I have nothing but good things to say about them as well.
Give them a call see whats up.


----------



## Playboydontcurr (Feb 24, 2004)

I wouldn't buy liverock off of liveaquaria.com the liverock off there is uncured and is going to arrive with only brown algae on it and not the colors like they say. If you want quality rock and would like to save some money Id suggest buying a percentage of base rock (the white rock that used to be live rock) and the rest buy actual cured live rock. The live rock will eventually take over the baserock and it will look a lot nicer than buying the dead rock off live aquaria.


----------



## Genin (Feb 4, 2003)

well hyphen i ordered a stand for a nano cube off of them today and they immediately e-mailed me and sent me the invoice and whatnot, so they are ok with me so far.

i hope you read into that because then you'd realize the battle is not over. i have ordered the nano cube as well and now you will feel the sting of my nano blade once it is set up







!!!!


----------



## hyphen (Apr 4, 2004)

Genin said:


> well hyphen i ordered a stand for a nano cube off of them today and they immediately e-mailed me and sent me the invoice and whatnot, so they are ok with me so far.
> 
> i hope you read into that because then you'd realize the battle is not over. i have ordered the nano cube as well and now you will feel the sting of my nano blade once it is set up
> 
> ...


*puts on his mask and prepares for sabotage*

*beastie boys - 'sabotage' starts playing*

haha, in seriousness though, they sent me a shipment letter saying it left today. which is bullshit because i'm going to be at school taking a final and people might not be here to pick it up. drop off time is approximately 4:30pm, i hope i can get here in time.

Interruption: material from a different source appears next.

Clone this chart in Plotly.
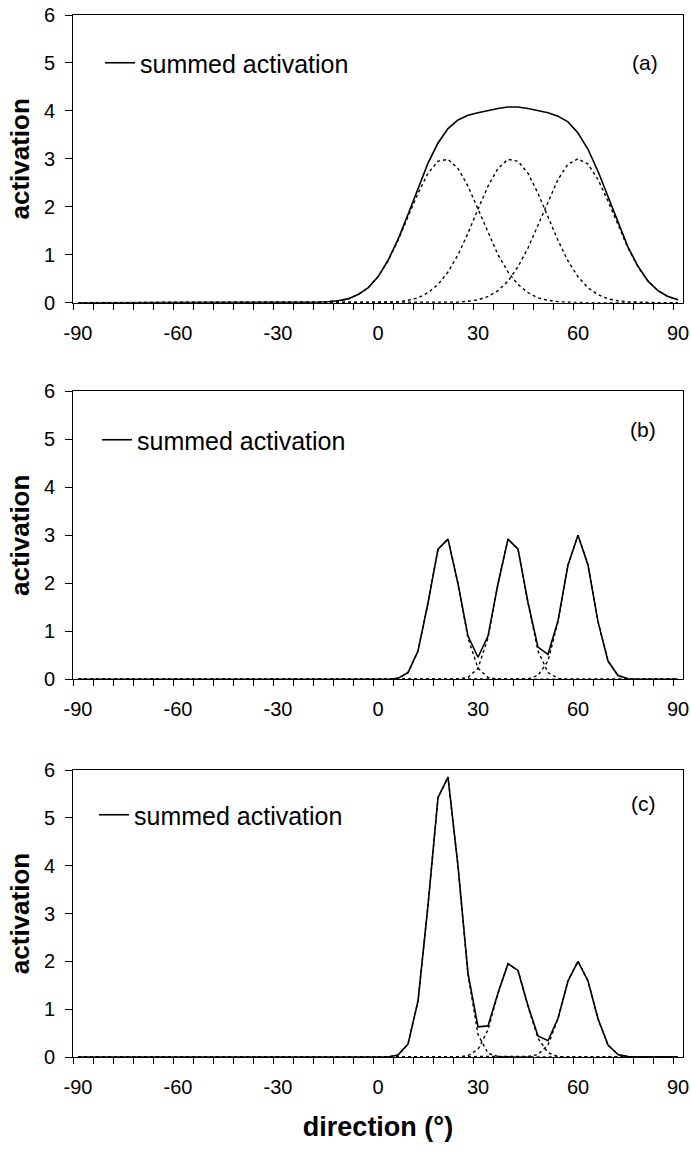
import plotly.graph_objects as go

# ---------------- data ----------------
direction = list(range(-90, 91, 3))          # 61 sampled directions (deg)
x_tick_vals = [-90, -60, -30, 0, 30, 60, 90]
x_tick_text = ["-90", "-60", "-30", "0", "30", "60", "90"]
y_tick_vals = [0, 1, 2, 3, 4, 5, 6]
panel_labels = ["(a)", "(b)", "(c)"]
legend_name = "summed activation"

# panel (a): broad tuning curves
a_unit1 = [0, 0, 0, 0, 0, 0, 0, 0, 0, 0, 0, 0, 0, 0, 0, 0, 0, 0, 0, 0, 0, 0, 0, 0,
           0.01, 0.02, 0.04, 0.08, 0.17, 0.31, 0.54, 0.87, 1.30, 1.79, 2.28, 2.70, 2.95,
           2.99, 2.80, 2.43, 1.95, 1.45, 1.00, 0.64, 0.38, 0.21, 0.10, 0.05, 0.02, 0.01,
           0, 0, 0, 0, 0, 0, 0, 0, 0, 0, 0]
a_unit2 = [0, 0, 0, 0, 0, 0, 0, 0, 0, 0, 0, 0, 0, 0, 0, 0, 0, 0, 0, 0, 0, 0, 0, 0, 0, 0, 0, 0, 0, 0,
           0, 0.01, 0.02, 0.05, 0.10, 0.21, 0.38, 0.64, 1.00, 1.45, 1.95, 2.43, 2.80, 2.99,
           2.95, 2.70, 2.28, 1.79, 1.30, 0.87, 0.54, 0.31, 0.17, 0.08, 0.04, 0.02, 0.01,
           0, 0, 0, 0]
a_unit3 = [0, 0, 0, 0, 0, 0, 0, 0, 0, 0, 0, 0, 0, 0, 0, 0, 0, 0, 0, 0, 0, 0, 0, 0, 0, 0, 0, 0, 0, 0,
           0, 0, 0, 0, 0, 0, 0, 0,
           0.01, 0.03, 0.06, 0.13, 0.25, 0.45, 0.75, 1.14, 1.62, 2.12, 2.57, 2.89, 3.00,
           2.89, 2.57, 2.12, 1.62, 1.14, 0.75, 0.45, 0.25, 0.13, 0.06]
a_sum = [0, 0, 0, 0, 0, 0, 0, 0, 0, 0, 0, 0, 0, 0, 0, 0, 0, 0, 0, 0, 0, 0, 0, 0,
         0.01, 0.02, 0.04, 0.08, 0.17, 0.31, 0.54, 0.88, 1.32, 1.84, 2.38, 2.91, 3.33,
         3.63, 3.81, 3.91, 3.96, 4.01, 4.05, 4.08, 4.08, 4.05, 4.00, 3.96, 3.89, 3.77,
         3.54, 3.20, 2.74, 2.20, 1.66, 1.16, 0.76, 0.45, 0.25, 0.13, 0.06]

# panel (b): narrow tuning curves, equal amplitude
b_unit1 = [0, 0, 0, 0, 0, 0, 0, 0, 0, 0, 0, 0, 0, 0, 0, 0, 0, 0, 0, 0, 0, 0, 0, 0, 0, 0, 0, 0, 0, 0, 0, 0,
           0.02, 0.14, 0.59, 1.59, 2.71, 2.92, 1.99, 0.86, 0.23, 0.04,
           0, 0, 0, 0, 0, 0, 0, 0, 0, 0, 0, 0, 0, 0, 0, 0, 0, 0, 0]
b_unit2 = [0, 0, 0, 0, 0, 0, 0, 0, 0, 0, 0, 0, 0, 0, 0, 0, 0, 0, 0, 0, 0, 0, 0, 0, 0, 0, 0, 0, 0, 0,
           0, 0, 0, 0, 0, 0, 0, 0, 0,
           0.04, 0.23, 0.86, 1.99, 2.92, 2.71, 1.59, 0.59, 0.14, 0.02,
           0, 0, 0, 0, 0, 0, 0, 0, 0, 0, 0, 0]
b_unit3 = [0, 0, 0, 0, 0, 0, 0, 0, 0, 0, 0, 0, 0, 0, 0, 0, 0, 0, 0, 0, 0, 0, 0, 0, 0, 0, 0, 0, 0, 0,
           0, 0, 0, 0, 0, 0, 0, 0, 0, 0, 0, 0, 0, 0, 0,
           0.01, 0.08, 0.38, 1.20, 2.38, 3.00, 2.38, 1.20, 0.38, 0.08, 0.01,
           0, 0, 0, 0, 0]
b_sum = [0, 0, 0, 0, 0, 0, 0, 0, 0, 0, 0, 0, 0, 0, 0, 0, 0, 0, 0, 0, 0, 0, 0, 0, 0, 0, 0, 0, 0, 0, 0, 0,
         0.02, 0.14, 0.59, 1.59, 2.71, 2.92, 1.99, 0.90, 0.46, 0.90, 1.99, 2.92, 2.71, 1.60,
         0.67, 0.52, 1.22, 2.38, 3.00, 2.38, 1.20, 0.38, 0.08, 0.01,
         0, 0, 0, 0, 0]

# panel (c): narrow tuning curves, first one amplified
c_unit1 = [0, 0, 0, 0, 0, 0, 0, 0, 0, 0, 0, 0, 0, 0, 0, 0, 0, 0, 0, 0, 0, 0, 0, 0, 0, 0, 0, 0, 0, 0, 0, 0,
           0.04, 0.27, 1.17, 3.17, 5.42, 5.85, 3.99, 1.72, 0.47, 0.08, 0.01,
           0, 0, 0, 0, 0, 0, 0, 0, 0, 0, 0, 0, 0, 0, 0, 0, 0, 0]
c_unit2 = [0, 0, 0, 0, 0, 0, 0, 0, 0, 0, 0, 0, 0, 0, 0, 0, 0, 0, 0, 0, 0, 0, 0, 0, 0, 0, 0, 0, 0, 0,
           0, 0, 0, 0, 0, 0, 0, 0, 0,
           0.03, 0.16, 0.57, 1.33, 1.95, 1.81, 1.06, 0.39, 0.09, 0.01,
           0, 0, 0, 0, 0, 0, 0, 0, 0, 0, 0, 0]
c_unit3 = [0, 0, 0, 0, 0, 0, 0, 0, 0, 0, 0, 0, 0, 0, 0, 0, 0, 0, 0, 0, 0, 0, 0, 0, 0, 0, 0, 0, 0, 0,
           0, 0, 0, 0, 0, 0, 0, 0, 0, 0, 0, 0, 0, 0, 0,
           0.01, 0.05, 0.25, 0.80, 1.59, 2.00, 1.59, 0.80, 0.25, 0.05, 0.01,
           0, 0, 0, 0, 0]
c_sum = [0, 0, 0, 0, 0, 0, 0, 0, 0, 0, 0, 0, 0, 0, 0, 0, 0, 0, 0, 0, 0, 0, 0, 0, 0, 0, 0, 0, 0, 0, 0, 0,
         0.04, 0.27, 1.17, 3.17, 5.42, 5.85, 3.99, 1.75, 0.63, 0.65, 1.34, 1.95, 1.81, 1.07,
         0.44, 0.34, 0.81, 1.59, 2.00, 1.59, 0.80, 0.25, 0.05, 0.01,
         0, 0, 0, 0, 0]

panels = [
    (a_unit1, a_unit2, a_unit3, a_sum),
    (b_unit1, b_unit2, b_unit3, b_sum),
    (c_unit1, c_unit2, c_unit3, c_sum),
]

# ---------------- layout geometry ----------------
W, H = 691, 1153
M_L, M_R, M_T, M_B = 73, 8, 15, 96
PH = H - M_T - M_B
def py(px):  # pixel row -> paper fraction
    return (H - M_B - px) / PH
def pxx(px):
    return (px - M_L) / (W - M_L - M_R)

domains = [[py(302.7), py(15)], [py(679.3), py(391.3)], [py(1057), py(770)]]
legend_y = [63, 440, 815]
legend_x = [100, 97, 94]
label_pos = [(645, 63), (643, 429), (643, 803)]

FONT = "Arial, 'Liberation Sans', sans-serif"

fig = go.Figure()
for k, (u1, u2, u3, s) in enumerate(panels):
    xa = "x" if k == 0 else f"x{k+1}"
    ya = "y" if k == 0 else f"y{k+1}"
    lg = "legend" if k == 0 else f"legend{k+1}"
    for u in (u1, u2, u3):
        fig.add_trace(go.Scatter(x=direction, y=u, mode="lines", xaxis=xa, yaxis=ya,
                                 line=dict(color="black", width=1.4, dash="dot"),
                                 showlegend=False, hoverinfo="skip"))
    fig.add_trace(go.Scatter(x=direction, y=s, mode="lines", xaxis=xa, yaxis=ya,
                             name=legend_name, legend=lg,
                             line=dict(color="black", width=1.6), showlegend=True))

layout = dict(
    width=W, height=H,
    margin=dict(l=M_L, r=M_R, t=M_T, b=M_B, autoexpand=False),
    paper_bgcolor="white", plot_bgcolor="white",
    font=dict(family=FONT, color="black"),
    annotations=[],
)
for k in range(3):
    xk = "xaxis" if k == 0 else f"xaxis{k+1}"
    yk = "yaxis" if k == 0 else f"yaxis{k+1}"
    yref = "y" if k == 0 else f"y{k+1}"
    xref = "x" if k == 0 else f"x{k+1}"
    xax = dict(
        domain=[0, 1], anchor=yref, range=[-91.5, 91.5], automargin=False,
        tickmode="array", tickvals=x_tick_vals, ticktext=x_tick_text, ticks="",
        tickfont=dict(size=20, family=FONT), ticklabelstandoff=12,
        showline=True, linecolor="black", linewidth=1, mirror=True,
        showgrid=False, zeroline=False,
        minor=dict(ticks="outside", ticklen=6, tickwidth=1, tickcolor="black",
                   tick0=-91.5, dtick=6, showgrid=False),
    )
    if k == 2:
        xax["title"] = dict(text="direction (°)", standoff=20,
                            font=dict(size=27, family=FONT, weight="bold"))
    yax = dict(
        domain=domains[k], anchor=xref, range=[0, 6], automargin=False,
        tickmode="array", tickvals=y_tick_vals,
        ticks="outside", ticklen=7, tickwidth=1, tickcolor="black",
        tickfont=dict(size=20, family=FONT), ticklabelstandoff=6,
        showline=True, linecolor="black", linewidth=1, mirror=True,
        showgrid=False, zeroline=False,
        title=dict(text="activation", standoff=6,
                   font=dict(size=26, family=FONT, weight="bold")),
    )
    layout[xk] = xax
    layout[yk] = yax
    lgk = "legend" if k == 0 else f"legend{k+1}"
    layout[lgk] = dict(x=pxx(legend_x[k]), y=py(legend_y[k]), xanchor="left", yanchor="middle",
                       bgcolor="rgba(0,0,0,0)", borderwidth=0,
                       font=dict(size=25, family=FONT), itemwidth=30)
    lx, ly = label_pos[k]
    layout["annotations"].append(dict(
        text=panel_labels[k], x=pxx(lx), y=py(ly), xref="paper", yref="paper",
        xanchor="center", yanchor="middle", showarrow=False,
        font=dict(size=21, family=FONT)))

fig.update_layout(**layout)
fig.write_html("out.html", config={"displayModeBar": False},
               post_script="document.body.style.margin='0';")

also, my skimmer will be coming in on monday...not sure if i'll be here for that either.


----------



## Genin (Feb 4, 2003)

well they even say on their site that they have a "leave on doorstep" policy. it will be waiting for you.


----------



## hyphen (Apr 4, 2004)

Genin said:


> well they even say on their site that they have a "leave on doorstep" policy. it will be waiting for you.
> [snapback]1067737[/snapback]​


i live in an apartment complex :/


----------



## TC3modena (Apr 23, 2005)

i've ordered from them lots of times, never had a problem


----------



## Genin (Feb 4, 2003)

did it arrive safely?


----------



## hyphen (Apr 4, 2004)

Genin said:


> did it arrive safely?
> [snapback]1068855[/snapback]​


it's supposed to be coming in tomorrow afternoon. it SHOULD have been here today, so that i could pick it up. my step-mom should be here though.


----------



## vanz (Sep 11, 2003)

Good luck with the rocks. Hope they turn out better than mines. My rocks didn't make the trip, everything turned out dead. I should have chosen 2 day air


----------



## Guest (Jun 16, 2005)

Good luck hyphen. I know you were a responsible FW keeper, Im sure you will be great with SW aswell.

--Dan


----------



## hyphen (Apr 4, 2004)

vanz said:


> Good luck with the rocks. Hope they turn out better than mines. My rocks didn't make the trip, everything turned out dead. I should have chosen 2 day air
> 
> 
> 
> ...


isn't 2-day air the LOWEST possible option? if it wasn't when you bought it, then they must've changed that for this reason.



DannyBoy17 said:


> Good luck hyphen. I know you were a responsible FW keeper, Im sure you will be great with SW aswell.
> 
> --Dan
> [snapback]1069258[/snapback]​


thanks







i'll be starting a new thread with photos once everything comes in.


----------



## vanz (Sep 11, 2003)

Oh, I didn't order from liveaquaria. I apologize for the confusion, I was just saying that I should have requested 2 day air from the place that I ordered it from....but since they have to be cured anyway....it doesn't matter. I'm looking forward to see new life grow on my rocks.


----------